Let’s back up. Shumanov’s “hell” qualifier doesn’t refer to the quality of the condos he owns, but to how Russia would view the investment. It’s not that Sunny Isles Beach is anathema to Russians looking to soak up the sun—the area, full of luxury condos, is referred to as “Little Moscow.” Back in 2004, before Trump found himself followed by Russian specters he just can’t shake, he was instrumental in attracting foreign buyers to the neighborhood. His name had cache, as it does now in China, where people are currently going crazy for Trump branded products. But now, given the current political tension between Russia and the United States, just made worse by Congress ratcheting up sanctions, Shumanov says pretty beachfront condos are a “black mark against officials like Zorin.”
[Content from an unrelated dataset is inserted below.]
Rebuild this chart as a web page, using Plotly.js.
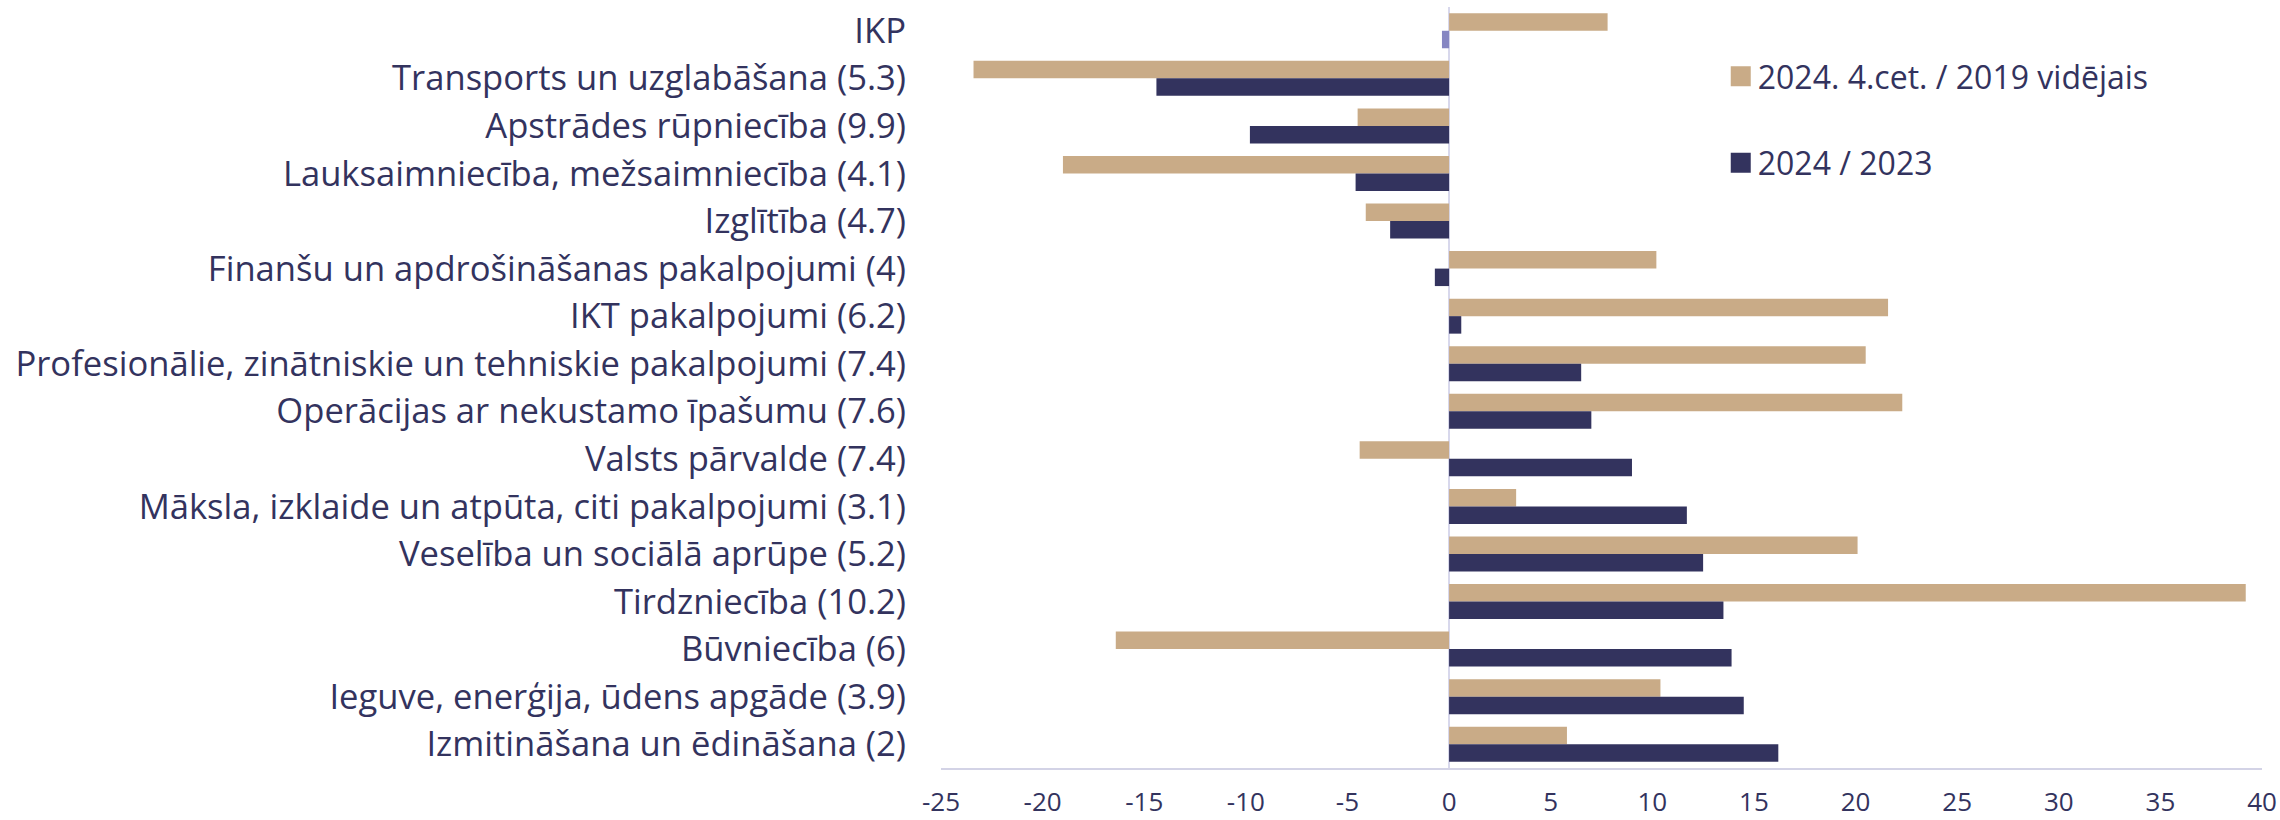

But then again, “Little Moscow” is full of Russians such as Zorin’s associate Svyatoslav Mangushev, who worked as a Russian intelligence officer until he became a Miami real-estate investor. Mangushey and Zorin have business ties that involve million dollar deals, despite Zorin’s relatively small salary working for a Russian broadcasting company for the equivalent if $75,000 a year. Mangushev is also one of the founders of the Spetsnaz M.C. Spetsnaz motorcycle club that sought recognition from Russia’s biggest biker gang, the Night Wolves, which has its own ties to Russian special forces, and the U.S. Treasury Department. In 2014, the Night Wolves got into trouble with the Treasury, earning a place in the sanctions levied against Russia for their interference with Ukrainian sovereignty. Mangushey has also been in trouble— his record includes a history of domestic violence and civil litigation with his real estate partners.
Mangushev isn’t the only Little Moscow resident with a film noir history. Thirteen Trump Towers buyers have shady dealings that have warranted government investigation. According to the Miami-Herald, investors include the Russian-American mafia (and that’s not Trump’s only link), Venezuelan oilmen convicted of bribery, and a defrauding Mexican banker. The Herald also notes that Zorin bought into Trump Palace before it was Trump-affiliated, so his money didn’t go to the Trump Organization. While Trump’s brand recognition contributed to Sunny Isles’ gravitational pull for Russians, the Little Moscow momentum started in the early 2000s before Trump got involved.
Zorin doesn’t include much of his American dealings on public disclosure forms in Russia, an illegal move according to Shumanov, who’s job is to keep an eye on global graft dealings. But the in the United States, someone is keeping track of everything. There is a prosecutor who is taking a “gloves are off” approach to investigating whether Trump’s real estate development career parlays into his presidential administrations troubling ties to Russia. After all, when FBI Director Robert Mueller was given authorization to look into the Trump campaign’s ties to the Russian government, and “any matter that arose or may arise directly from the investigation,” that set the legal precedent for other legal inquires.
Those inquires include secret meetings at Mar-a-Lago that the Trump administration has managed to keep sort of under wraps. In this climate, otherwise innocuous dealings like Trump selling a Palm Beach mansion to Dmitry Rybolovlev for an inflated sum seems suspect. Trump might not have succeeded in brokering the big deals in Russia he wanted to, but he has plenty of small ones, dotted across Sunny Isles. But as the Washington investigation into the Trump administration’s Russian dealings heats up, the rest of the country is warming to looking into what Trump’s local ties might have to say about his position in Washington.